Companies on Chungmuro street, the stalking ground of Korea’s movie producers, have been desperately looking for decent plots, and have complained that there are not enough good scenarios. However, scenario writers and aspiring writers say it’s difficult, nigh impossible, to get access to film studios. Writers can apply for open competitions, offered five to six times a year, or knock on studio doors, but opportunities for employment are very limited, they say.
That’s why the Korean Film Council’s new online “scenario market” is attracting attention.
The first permanent scenario market in Korea, it opened in the beginning of the year, a combination of the council’s open scenario competitions with its database of ideas. The council is also now offering matchmaking services for writers and studios, introducing film studios to scenario writers. The council also says the market helps ensure that the intellectual property rights of writers will be protected.
The council said the market is a first step toward the creation of agencies specializing in scenario writers.

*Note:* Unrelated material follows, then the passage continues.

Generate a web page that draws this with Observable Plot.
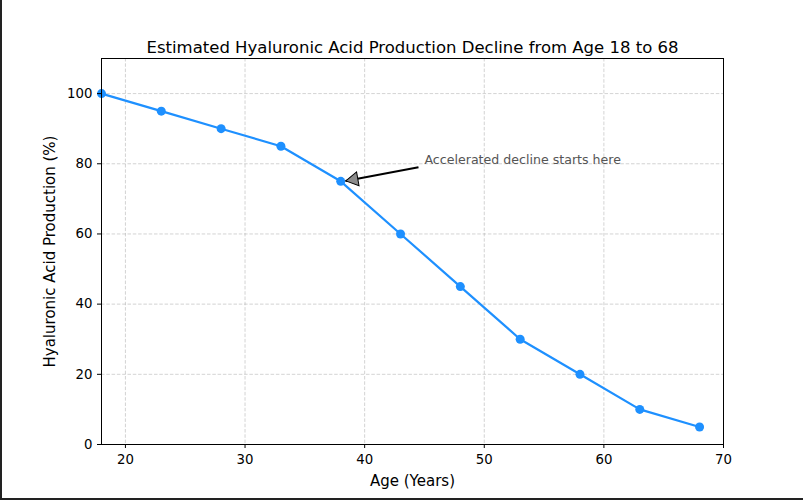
<!DOCTYPE html>
<html>
<head>
<meta charset="utf-8">
<script src="https://cdn.jsdelivr.net/npm/d3@7"></script>
<script src="https://cdn.jsdelivr.net/npm/@observablehq/plot@0.6"></script>
<style>
  html, body { margin: 0; padding: 0; background: #fff; }
  #wrap { position: relative; width: 803px; height: 500px; overflow: hidden; }
  #edge { position: absolute; left: 0; top: 0; width: 803px; height: 500px; box-sizing: border-box;
          border-left: 2px solid #222; border-bottom: 2px solid #222; pointer-events: none; }
  svg { font-family: "DejaVu Sans", sans-serif; }
</style>
</head>
<body>
<div id="wrap"><div id="edge"></div></div>
<script>
// Data
const ages = [18, 23, 28, 33, 38, 43, 48, 53, 58, 63, 68];
const production = [100, 95, 90, 85, 75, 60, 45, 30, 20, 10, 5];
const xTicks = [20, 30, 40, 50, 60, 70];
const yTicks = [0, 20, 40, 60, 80, 100];
const title = "Estimated Hyaluronic Acid Production Decline from Age 18 to 68";
const xLabel = "Age (Years)";
const yLabel = "Hyaluronic Acid Production (%)";
const noteText = ["Accelerated decline starts here"];
const noteTextPos = [45, 80];
const arrowStart = [44.5, 79];
const arrowTip = [38.4, 75.1];

const data = ages.map((a, i) => ({age: a, value: production[i]}));

const chart = Plot.plot({
  width: 803,
  height: 500,
  marginLeft: 101,
  marginRight: 80,
  marginTop: 58,
  marginBottom: 56,
  style: {fontFamily: "DejaVu Sans, sans-serif", color: "#000", background: "transparent"},
  x: {domain: [18, 70]},
  y: {domain: [0, 110]},
  marks: [
    Plot.gridX(xTicks, {stroke: "#b0b0b0", strokeOpacity: 0.7, strokeDasharray: "3.5,1.8", strokeWidth: 0.8}),
    Plot.gridY(yTicks, {stroke: "#b0b0b0", strokeOpacity: 0.7, strokeDasharray: "3.5,1.8", strokeWidth: 0.8}),
    Plot.line(data, {x: "age", y: "value", stroke: "#1E90FF", strokeWidth: 2.2}),
    Plot.dot(data, {x: "age", y: "value", fill: "#1E90FF", r: 4.5}),
    Plot.link([0], {x1: () => arrowStart[0], y1: () => arrowStart[1], x2: () => arrowTip[0], y2: () => arrowTip[1], stroke: "#000", strokeWidth: 2}),
    Plot.dot([0], {x: () => arrowTip[0], y: () => arrowTip[1], symbol: "triangle", r: 5.2, rotate: -100,
      fill: "#8c8c8c", stroke: "#000", strokeWidth: 1, dx: 8.3, dy: -1.5}),
    Plot.text(noteText, {x: () => noteTextPos[0], y: () => noteTextPos[1], text: d => d, textAnchor: "start",
      lineAnchor: "bottom", fill: "#555", fontSize: 12.6, dy: 0}),
    Plot.frame({stroke: "#000", strokeWidth: 1}),
    Plot.axisX(xTicks, {tickSize: 4, tickPadding: 6, fontSize: 13.3, label: null, stroke: "#000"}),
    Plot.axisY(yTicks, {tickSize: 4, tickPadding: 5, fontSize: 13.3, label: null, stroke: "#000"}),
    Plot.text([title], {frameAnchor: "top", lineAnchor: "bottom", dy: -6, fontSize: 16.5, fill: "#000"}),
    Plot.text([xLabel], {frameAnchor: "bottom", lineAnchor: "middle", dy: 37, fontSize: 15, fill: "#000"}),
    Plot.text([yLabel], {frameAnchor: "left", textAnchor: "middle", rotate: -90, dx: -51, fontSize: 15, fill: "#000"})
  ]
});
document.getElementById("wrap").insertBefore(chart, document.getElementById("edge"));
</script>
</body>
</html>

Scenario writers and film studios have welcomed the move. Since the market opened, more than 600 writers and 200 film production companies have joined. Most of the members are unknown writers, though there are a few bigger names. So far, 16 scenarios have been sold. Add to that the number of scenarios sold since 2004, when the council launched its scenario database, and that figure rises to 28.

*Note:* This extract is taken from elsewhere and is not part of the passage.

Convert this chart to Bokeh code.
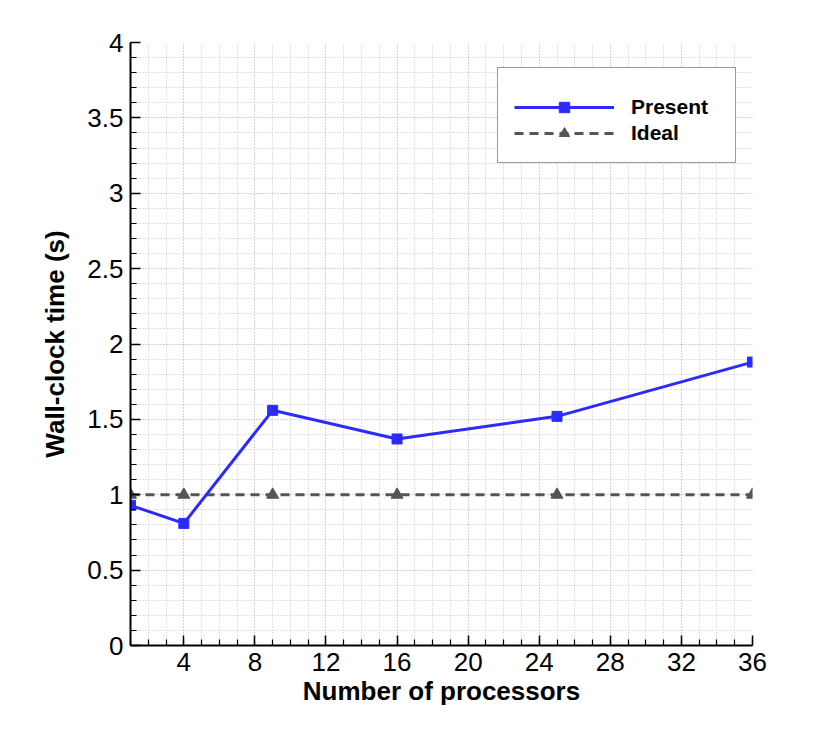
from bokeh.plotting import figure
from bokeh.models import FixedTicker, Legend, LegendItem
from bokeh.embed import file_html
from bokeh.resources import INLINE

# ---- data ----
processors = [1, 4, 9, 16, 25, 36]
present_time = [0.93, 0.81, 1.56, 1.37, 1.52, 1.88]
ideal_time = [1.0, 1.0, 1.0, 1.0, 1.0, 1.0]

x_major_ticks = [4, 8, 12, 16, 20, 24, 28, 32, 36]
x_minor_ticks = list(range(1, 37))
y_major_ticks = [0, 0.5, 1, 1.5, 2, 2.5, 3, 3.5, 4]
y_minor_ticks = [i / 10 for i in range(0, 41)]
y_tick_labels = {0: "0", 0.5: "0.5", 1: "1", 1.5: "1.5", 2: "2",
                 2.5: "2.5", 3: "3", 3.5: "3.5", 4: "4"}

FONT = "Liberation Sans"
BLUE = "#2b2bff"
GRAY = "#555555"

p = figure(width=814, height=725, x_range=(1, 36), y_range=(0, 4),
           output_backend="svg", toolbar_location=None,
           min_border_left=130, min_border_right=62,
           min_border_top=42, min_border_bottom=80)
p.outline_line_color = None
p.background_fill_color = "white"
p.border_fill_color = "white"

xt = FixedTicker(ticks=x_major_ticks, minor_ticks=x_minor_ticks)
yt = FixedTicker(ticks=y_major_ticks, minor_ticks=y_minor_ticks)
p.xaxis.ticker = xt
p.yaxis.ticker = yt
p.xgrid.ticker = xt
p.ygrid.ticker = yt
p.yaxis.major_label_overrides = y_tick_labels

for g in (p.xgrid, p.ygrid):
    g.grid_line_color = "#c4c4c4"
    g.grid_line_dash = "1 2"
    g.grid_line_width = 1
    g.minor_grid_line_color = "#c4c4c4"
    g.minor_grid_line_dash = "1 2"
    g.minor_grid_line_width = 1

for ax in (p.xaxis, p.yaxis):
    ax.axis_line_color = "black"
    ax.axis_line_width = 2
    ax.major_tick_in = 10
    ax.major_tick_out = 0
    ax.minor_tick_in = 6
    ax.minor_tick_out = 0
    ax.major_tick_line_color = "black"
    ax.major_tick_line_width = 1.5
    ax.minor_tick_line_color = "black"
    ax.minor_tick_line_width = 1.2
    ax.major_label_text_font = FONT
    ax.major_label_text_font_size = "26px"
    ax.major_label_text_color = "black"
    ax.axis_label_text_font = FONT
    ax.axis_label_text_font_size = "26px"
    ax.axis_label_text_font_style = "bold"
    ax.axis_label_text_color = "black"
    ax.major_label_standoff = 7

p.xaxis.axis_label = "Number of processors"
p.yaxis.axis_label = "Wall-clock time (s)"
p.xaxis.axis_label_standoff = 2
p.yaxis.axis_label_standoff = 14

# ---- series ----
ideal_line = p.line(processors, ideal_time, line_color=GRAY, line_width=3,
                    line_dash="9 6")
ideal_mark = p.scatter(processors, ideal_time, marker="triangle", size=12,
                       fill_color=GRAY, line_color=GRAY)
present_line = p.line(processors, present_time, line_color=BLUE, line_width=3)
present_mark = p.scatter(processors, present_time, marker="square", size=10,
                         fill_color=BLUE, line_color=BLUE)

legend = Legend(items=[
    LegendItem(label="Present", renderers=[present_line, present_mark]),
    LegendItem(label="Ideal", renderers=[ideal_line, ideal_mark]),
], location=(367, 482))
legend.title = " "
legend.title_text_font_size = "9px"
legend.title_standoff = 0
legend.padding = 16
legend.spacing = 0
legend.margin = 0
legend.glyph_width = 100
legend.glyph_height = 26
legend.label_height = 26
legend.label_width = 88
legend.label_standoff = 17
legend.label_text_font = FONT
legend.label_text_font_size = "21px"
legend.label_text_font_style = "bold"
legend.label_text_color = "black"
legend.border_line_color = "#333333"
legend.border_line_width = 1.5
legend.background_fill_color = "white"
legend.background_fill_alpha = 1.0
p.add_layout(legend, "center")

open("out.html", "w").write(file_html(p, INLINE))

Three of those have so far been produced: the films “Love Phobia,” or “Domabaem,” featuring Cho Seung-woo and Kang Hye-jung, and “A Bloody Aria,” featuring Han Suk-kyu and Lee Moon-sik, have already been released, and the film “Mudori,” a black comedy about a group of people who want to commit suicide in a village, is in the making.
The organizers of the scenario market also plan to ask outside judges to select four scenarios a year, and will provide 20 million won ($21,050) each to three films made from scenarios sold in its market.
“Because of the market’s commercial aspects, we were worried that the initial goal, to discover talented writers, could be weakened. But art-film scenarios have continued to be brought into the market even while more commercialistic scenarios are being made into films,” said Choi Eun-gyeong of the Korean Film Council.
Film industry insiders say the scenario market could help standardize scenario prices and protection for less established writers.